I was not able to find a counterexample, so I tried proving this by assuming the opposite:that $|a+b| < |c|, |b+c| < |a|, |c+a| < |b|$. Summing, I expected to be able to prove that $$ |a+b| + |b+c| + |c+a| \geq |a| + |b| + |c|,$$ in order to obtain a contradiction, but it turns out that this inequality is not always true.
Any other ideas?
Let $p = a + b + c$, the conjecture is equivalent to $$|p-a| \ge |a|\quad\lor\quad |p-b| \ge |b|\quad\lor\quad |p-c| \ge |c| \tag{*1}$$ If $p = 0$, this is trivially true.
If $p \ne 0$, let $\ell$ be the perpendicular bisector of the line segment joining $0$ and $p$. This bisector $\ell$ separate $\mathbb{C}$ into two half-planes, one contains the $0$ and the other contains $p$. The condition $(*1)$ is equivalent to at least one of $a, b, c$ is lying on the closed half plane containing $0$.

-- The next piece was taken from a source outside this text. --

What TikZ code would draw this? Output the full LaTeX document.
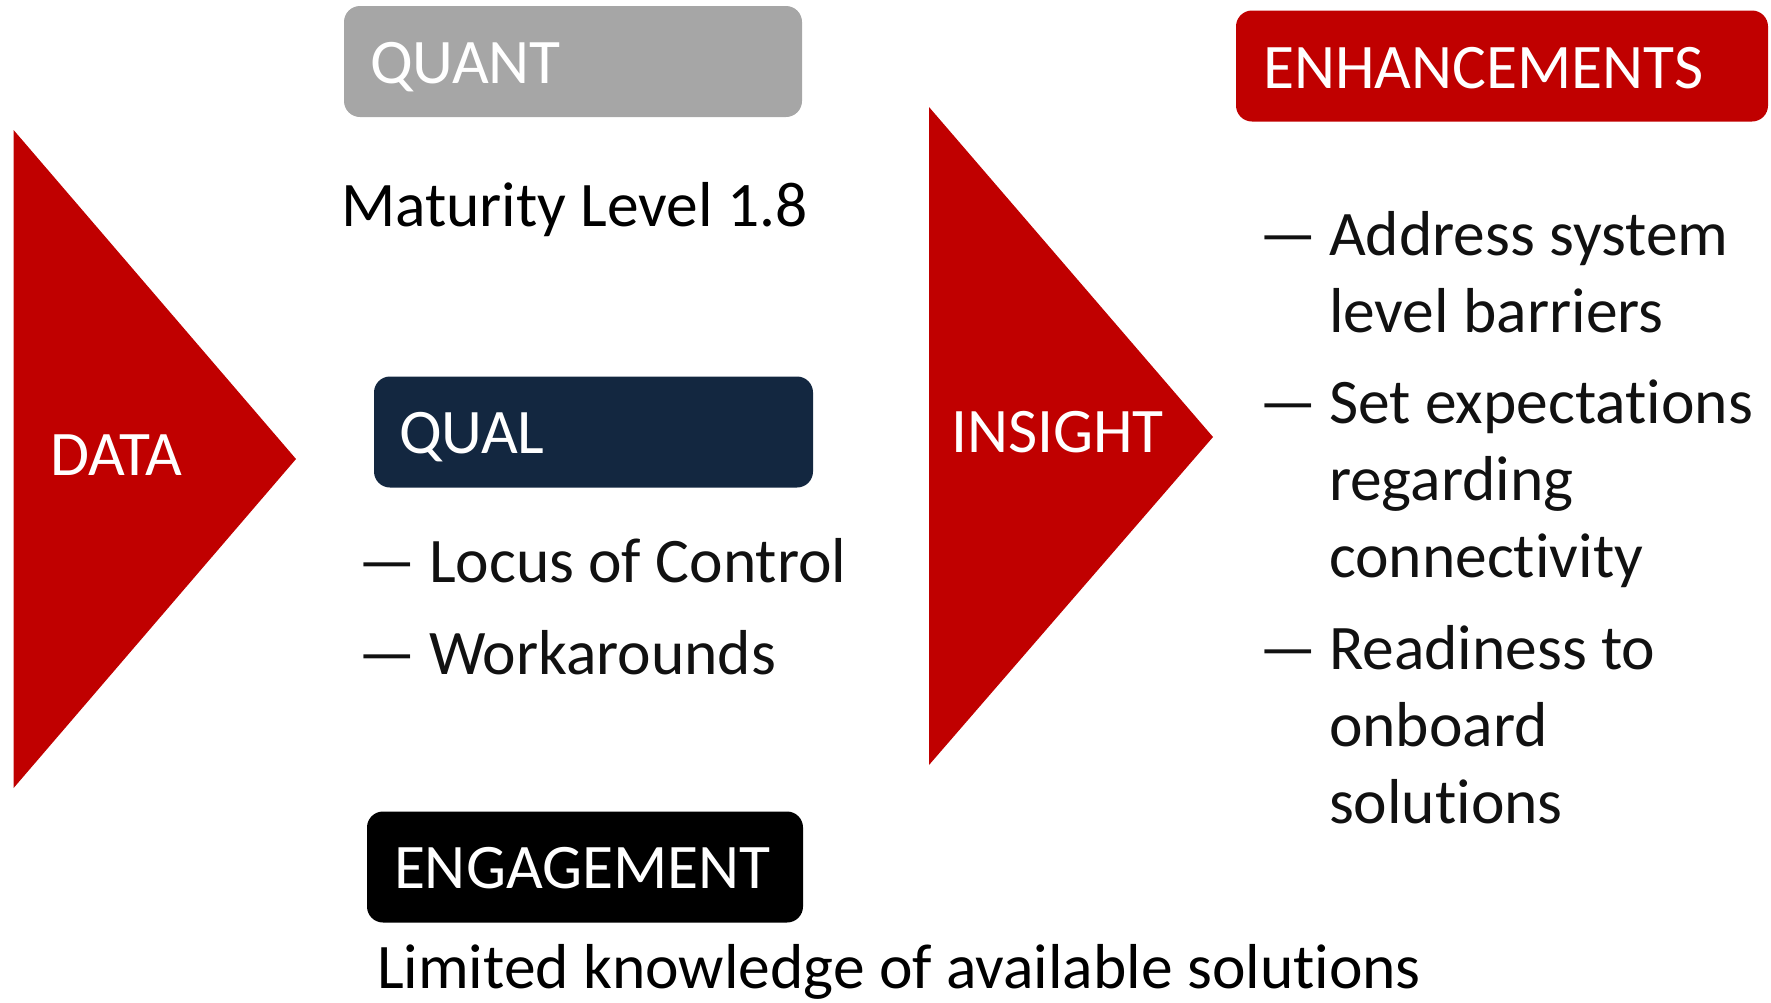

If this isn't true, all three points $a, b, c$ lie on the open half plane containing $p$. All the projections of $a, b, c$ along direction $p$ will be greater than $\frac12 |p|$. This force the projection of $p$ onto itself is at least $\frac32|p|$. This is impossible. $a + b + c$ cannot sum to $p$ and this contradicts with the definition of $p$.
As a result, $(*1)$ is also true when $p \ne 0$.
Above proof is geometric in nature. We can also prove the conjecture in a more algebraic manner.
When $(*1)$ fails, we have
$$\begin{align} & |p-a|^2 + |p-b|^2 + |p-c|^2 < |a|^2 + |b|^2 + |c|^2\\ \iff & 3|p|^2 - p(\bar{a}+\bar{b}+\bar{c}) - \bar{p} (a+b+c) < 0\\ \iff & |p|^2 = 3|p|^2 - 2p\bar{p} < 0 \end{align}$$ The last assertion $|p|^2 < 0$ is absurd, so $(*1)$ is true.